La presunzione relativa di inoperatività si fonda pertanto sull’id quod plerumque accidit, in quanto - tranne ipotesi eccezionali - non vi è effettività d’impresa senza una continuità minima nei ricavi.

In conclusione, al di là dei “tecnicismi” delle società effettivamente qualificabili come di comodo e/o non operative, occorre comunque interrogarsi sulla razionalità ed efficienza di una tale disciplina.

Il pragmatismo del legislatore fiscale, chiaramente ispirato a facilitare i controlli con criteri forfettari, si è espresso infatti, come visto, col ricorso a fattori indicativi, in termini quantitativi, delle attività economiche, facendo riferimento al volume d’affari, che, per evitare la presunzione di ricavi e redditi minimi, deve superare una soglia di valori desunta dall’applicazione di coefficienti percentuali ragguagliati al valore dei beni materiali facenti parte dell’attivo patrimoniale, impiegati o no nell’attività svolta.

La normativa, così, anche in linea con quanto ora affermato dalla Corte comunitaria, non ha affrontato e risolto, però, l’argomento centrale che avrebbe potuto e dovuto orientare verso l’individuazione di abusi della forma societaria rispetto al concreto esercizio dell’attività declinata dall’oggetto sociale, valutando cioè l’esistenza o no di un’attività d’impresa, quale che ne sia la dimensione in generale e quali che siano i beni costituenti la sua struttura patrimoniale.

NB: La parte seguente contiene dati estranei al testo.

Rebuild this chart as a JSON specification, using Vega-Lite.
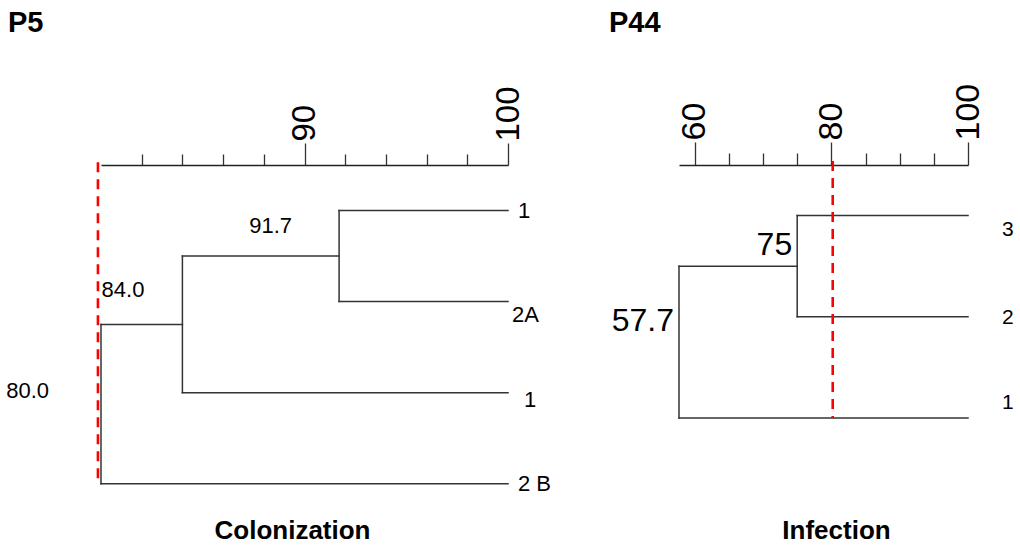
{
  "$schema": "https://vega.github.io/schema/vega-lite/v6.json",
  "background": "white",
  "padding": {"left": 6, "top": 8, "right": 5, "bottom": 5},
  "bounds": "flush",
  "spacing": 171,
  "config": {
    "view": {"stroke": null},
    "font": "Liberation Sans",
    "text": {"font": "Liberation Sans", "color": "black"}
  },
  "datasets": {
    "p5_branches": [
      {"x": 91.7, "x2": 100, "y": 1, "y2": 1},
      {"x": 91.7, "x2": 100, "y": 2, "y2": 2},
      {"x": 91.7, "x2": 91.7, "y": 1, "y2": 2},
      {"x": 84.0, "x2": 91.7, "y": 1.5, "y2": 1.5},
      {"x": 84.0, "x2": 100, "y": 3, "y2": 3},
      {"x": 84.0, "x2": 84.0, "y": 1.5, "y2": 3},
      {"x": 80.0, "x2": 84.0, "y": 2.25, "y2": 2.25},
      {"x": 80.0, "x2": 100, "y": 4, "y2": 4},
      {"x": 80.0, "x2": 80.0, "y": 2.25, "y2": 4}
    ],
    "p5_leaves": [
      {"leaf": "1", "x": 100, "pos": 1},
      {"leaf": "2A", "x": 100, "pos": 2},
      {"leaf": "1", "x": 100, "pos": 3},
      {"leaf": "2 B", "x": 100, "pos": 4}
    ],
    "p5_nodes": [
      {"x": 91.7, "y": 1.5},
      {"x": 84.0, "y": 2.25},
      {"x": 80.0, "y": 3.125}
    ],
    "p5_cut": [{"x": 79.85, "y": 0.47, "y2": 4.01}],
    "p44_branches": [
      {"x": 75, "x2": 100, "y": 1, "y2": 1},
      {"x": 75, "x2": 100, "y": 2, "y2": 2},
      {"x": 75, "x2": 75, "y": 1, "y2": 2},
      {"x": 57.7, "x2": 75, "y": 1.5, "y2": 1.5},
      {"x": 57.7, "x2": 100, "y": 3, "y2": 3},
      {"x": 57.7, "x2": 57.7, "y": 1.5, "y2": 3}
    ],
    "p44_leaves": [
      {"leaf": "3", "x": 100, "pos": 1},
      {"leaf": "2", "x": 100, "pos": 2},
      {"leaf": "1", "x": 100, "pos": 3}
    ],
    "p44_nodes": [
      {"x": 75, "y": 1.5},
      {"x": 57.7, "y": 2.25}
    ],
    "p44_cut": [{"x": 80.2, "y": 0.46, "y2": 3.0}]
  },
  "hconcat": [
    {
      "width": 407,
      "height": 337,
      "title": {"text": "P5", "anchor": "start", "frame": "group", "dx": -93, "offset": 48, "fontSize": 29, "fontWeight": "bold", "font": "Liberation Sans", "color": "black"},
      "resolve": {"axis": {"x": "independent"}},
      "layer": [
        {
          "data": {"name": "p5_branches"},
          "mark": {"type": "rule", "stroke": "#333333", "strokeWidth": 1.5, "strokeCap": "square"},
          "encoding": {
            "x": {
              "field": "x", "type": "quantitative",
              "scale": {"domain": [80, 100], "zero": false, "nice": false},
              "axis": {
                "orient": "top", "title": null, "grid": false,
                "values": [82, 84, 86, 88, 90, 92, 94, 96, 98, 100],
                "labelExpr": "datum.value % 10 === 0 ? datum.label : ''",
                "labelAngle": -90, "labelFontSize": 33, "labelFont": "Liberation Sans", "labelColor": "black",
                "labelPadding": 2, "labelFlush": false, "labelOverlap": false, "labelBound": false,
                "tickSize": {"condition": {"test": "datum.value % 10 === 0", "value": 22}, "value": 11},
                "tickColor": "#333333", "tickWidth": 1.3,
                "domainColor": "#222222", "domainWidth": 1.5
              }
            },
            "x2": {"field": "x2"},
            "y": {"field": "y", "type": "quantitative", "scale": {"domain": [0.5, 4.2], "reverse": true, "zero": false, "nice": false}, "axis": null},
            "y2": {"field": "y2"}
          }
        },
        {
          "data": {"name": "p5_cut"},
          "mark": {"type": "rule", "stroke": "#ff0000", "strokeWidth": 2.6, "strokeDash": [10, 7]},
          "encoding": {
            "x": {
              "field": "x", "type": "quantitative",
              "scale": {"domain": [80, 100], "zero": false, "nice": false},
              "axis": {
                "orient": "bottom", "domain": false, "ticks": false, "labels": false, "grid": false,
                "title": "Colonization", "titleFontSize": 26, "titleFontWeight": "bold", "titleFont": "Liberation Sans",
                "titleColor": "black", "titlePadding": 15, "titleX": 191
              }
            },
            "y": {"field": "y", "type": "quantitative", "scale": {"domain": [0.5, 4.2], "reverse": true, "zero": false, "nice": false}, "axis": null},
            "y2": {"field": "y2"}
          }
        },
        {
          "data": {"name": "p5_leaves"},
          "transform": [{"filter": "datum.pos == 1 || datum.pos == 4"}],
          "mark": {"type": "text", "align": "left", "baseline": "middle", "fontSize": 22, "dx": 10},
          "encoding": {
            "x": {"field": "x", "type": "quantitative", "scale": {"domain": [80, 100], "zero": false, "nice": false}, "axis": null},
            "y": {"field": "pos", "type": "quantitative", "scale": {"domain": [0.5, 4.2], "reverse": true, "zero": false, "nice": false}, "axis": null},
            "text": {"field": "leaf"}
          }
        },
        {
          "data": {"name": "p5_leaves"},
          "transform": [{"filter": "datum.pos == 2"}],
          "mark": {"type": "text", "align": "left", "baseline": "middle", "fontSize": 22, "dx": 4, "dy": 13},
          "encoding": {
            "x": {"field": "x", "type": "quantitative", "scale": {"domain": [80, 100], "zero": false, "nice": false}, "axis": null},
            "y": {"field": "pos", "type": "quantitative", "scale": {"domain": [0.5, 4.2], "reverse": true, "zero": false, "nice": false}, "axis": null},
            "text": {"field": "leaf"}
          }
        },
        {
          "data": {"name": "p5_leaves"},
          "transform": [{"filter": "datum.pos == 3"}],
          "mark": {"type": "text", "align": "left", "baseline": "middle", "fontSize": 22, "dx": 16, "dy": 7},
          "encoding": {
            "x": {"field": "x", "type": "quantitative", "scale": {"domain": [80, 100], "zero": false, "nice": false}, "axis": null},
            "y": {"field": "pos", "type": "quantitative", "scale": {"domain": [0.5, 4.2], "reverse": true, "zero": false, "nice": false}, "axis": null},
            "text": {"field": "leaf"}
          }
        },
        {
          "data": {"name": "p5_nodes"},
          "transform": [{"filter": "datum.x > 90"}],
          "mark": {"type": "text", "align": "right", "baseline": "middle", "fontSize": 22, "dx": -47, "dy": -30},
          "encoding": {
            "x": {"field": "x", "type": "quantitative", "scale": {"domain": [80, 100], "zero": false, "nice": false}, "axis": null},
            "y": {"field": "y", "type": "quantitative", "scale": {"domain": [0.5, 4.2], "reverse": true, "zero": false, "nice": false}, "axis": null},
            "text": {"field": "x", "type": "quantitative", "format": ".1f"}
          }
        },
        {
          "data": {"name": "p5_nodes"},
          "transform": [{"filter": "datum.x > 82 && datum.x < 90"}],
          "mark": {"type": "text", "align": "right", "baseline": "middle", "fontSize": 22, "dx": -38, "dy": -34},
          "encoding": {
            "x": {"field": "x", "type": "quantitative", "scale": {"domain": [80, 100], "zero": false, "nice": false}, "axis": null},
            "y": {"field": "y", "type": "quantitative", "scale": {"domain": [0.5, 4.2], "reverse": true, "zero": false, "nice": false}, "axis": null},
            "text": {"field": "x", "type": "quantitative", "format": ".1f"}
          }
        },
        {
          "data": {"name": "p5_nodes"},
          "transform": [{"filter": "datum.x < 82"}],
          "mark": {"type": "text", "align": "right", "baseline": "middle", "fontSize": 22, "dx": -52, "dy": -13},
          "encoding": {
            "x": {"field": "x", "type": "quantitative", "scale": {"domain": [80, 100], "zero": false, "nice": false}, "axis": null},
            "y": {"field": "y", "type": "quantitative", "scale": {"domain": [0.5, 4.2], "reverse": true, "zero": false, "nice": false}, "axis": null},
            "text": {"field": "x", "type": "quantitative", "format": ".1f"}
          }
        }
      ]
    },
    {
      "width": 289,
      "height": 337,
      "title": {"text": "P44", "anchor": "start", "frame": "group", "dx": -70, "offset": 45, "fontSize": 29, "fontWeight": "bold", "font": "Liberation Sans", "color": "black"},
      "resolve": {"axis": {"x": "independent"}},
      "layer": [
        {
          "data": {"name": "p44_branches"},
          "mark": {"type": "rule", "stroke": "#333333", "strokeWidth": 1.5, "strokeCap": "square"},
          "encoding": {
            "x": {
              "field": "x", "type": "quantitative",
              "scale": {"domain": [57.7, 100], "zero": false, "nice": false},
              "axis": {
                "orient": "top", "title": null, "grid": false,
                "values": [60, 65, 70, 75, 80, 85, 90, 95, 100],
                "labelExpr": "datum.value % 20 === 0 ? datum.label : ''",
                "labelAngle": -90, "labelFontSize": 34, "labelFont": "Liberation Sans", "labelColor": "black",
                "labelPadding": 2, "labelFlush": false, "labelOverlap": false, "labelBound": false,
                "tickSize": {"condition": {"test": "datum.value % 20 === 0", "value": 23}, "value": 12},
                "tickColor": "#333333", "tickWidth": 1.3,
                "domainColor": "#222222", "domainWidth": 1.5
              }
            },
            "x2": {"field": "x2"},
            "y": {"field": "y", "type": "quantitative", "scale": {"domain": [0.5, 3.83], "reverse": true, "zero": false, "nice": false}, "axis": null},
            "y2": {"field": "y2"}
          }
        },
        {
          "data": {"name": "p44_cut"},
          "mark": {"type": "rule", "stroke": "#ff0000", "strokeWidth": 2.6, "strokeDash": [10, 7]},
          "encoding": {
            "x": {
              "field": "x", "type": "quantitative",
              "scale": {"domain": [57.7, 100], "zero": false, "nice": false},
              "axis": {
                "orient": "bottom", "domain": false, "ticks": false, "labels": false, "grid": false,
                "title": "Infection", "titleFontSize": 26, "titleFontWeight": "bold", "titleFont": "Liberation Sans",
                "titleColor": "black", "titlePadding": 15, "titleX": 157
              }
            },
            "y": {"field": "y", "type": "quantitative", "scale": {"domain": [0.5, 3.83], "reverse": true, "zero": false, "nice": false}, "axis": null},
            "y2": {"field": "y2"}
          }
        },
        {
          "data": {"name": "p44_leaves"},
          "transform": [{"filter": "datum.pos == 1"}],
          "mark": {"type": "text", "align": "left", "baseline": "middle", "fontSize": 21, "dx": 34, "dy": 14},
          "encoding": {
            "x": {"field": "x", "type": "quantitative", "scale": {"domain": [57.7, 100], "zero": false, "nice": false}, "axis": null},
            "y": {"field": "pos", "type": "quantitative", "scale": {"domain": [0.5, 3.83], "reverse": true, "zero": false, "nice": false}, "axis": null},
            "text": {"field": "leaf"}
          }
        },
        {
          "data": {"name": "p44_leaves"},
          "transform": [{"filter": "datum.pos == 2"}],
          "mark": {"type": "text", "align": "left", "baseline": "middle", "fontSize": 21, "dx": 34, "dy": 1},
          "encoding": {
            "x": {"field": "x", "type": "quantitative", "scale": {"domain": [57.7, 100], "zero": false, "nice": false}, "axis": null},
            "y": {"field": "pos", "type": "quantitative", "scale": {"domain": [0.5, 3.83], "reverse": true, "zero": false, "nice": false}, "axis": null},
            "text": {"field": "leaf"}
          }
        },
        {
          "data": {"name": "p44_leaves"},
          "transform": [{"filter": "datum.pos == 3"}],
          "mark": {"type": "text", "align": "left", "baseline": "middle", "fontSize": 21, "dx": 34, "dy": -15},
          "encoding": {
            "x": {"field": "x", "type": "quantitative", "scale": {"domain": [57.7, 100], "zero": false, "nice": false}, "axis": null},
            "y": {"field": "pos", "type": "quantitative", "scale": {"domain": [0.5, 3.83], "reverse": true, "zero": false, "nice": false}, "axis": null},
            "text": {"field": "leaf"}
          }
        },
        {
          "data": {"name": "p44_nodes"},
          "mark": {"type": "text", "align": "right", "baseline": "middle", "fontSize": 32, "dx": -5, "dy": -21.5},
          "encoding": {
            "x": {"field": "x", "type": "quantitative", "scale": {"domain": [57.7, 100], "zero": false, "nice": false}, "axis": null},
            "y": {"field": "y", "type": "quantitative", "scale": {"domain": [0.5, 3.83], "reverse": true, "zero": false, "nice": false}, "axis": null},
            "text": {"field": "x", "type": "quantitative", "format": "~g"}
          }
        }
      ]
    }
  ]
}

Le ipotesi di esclusione della detta presunzione, sono del resto oggi le più svariate e denotano un tentativo di sistemazione della disciplina che finisce però per confondere la sua vera ratio (contrasto all’uso distorto della forma societaria a fini fiscali) col contrasto all’evasione tout court.

Insomma, una disciplina probabilmente da rivedere, le cui contraddizioni, come visto, sono infatti ora emerse anche in termini di criticità nel rapporto con la disciplina comunitaria.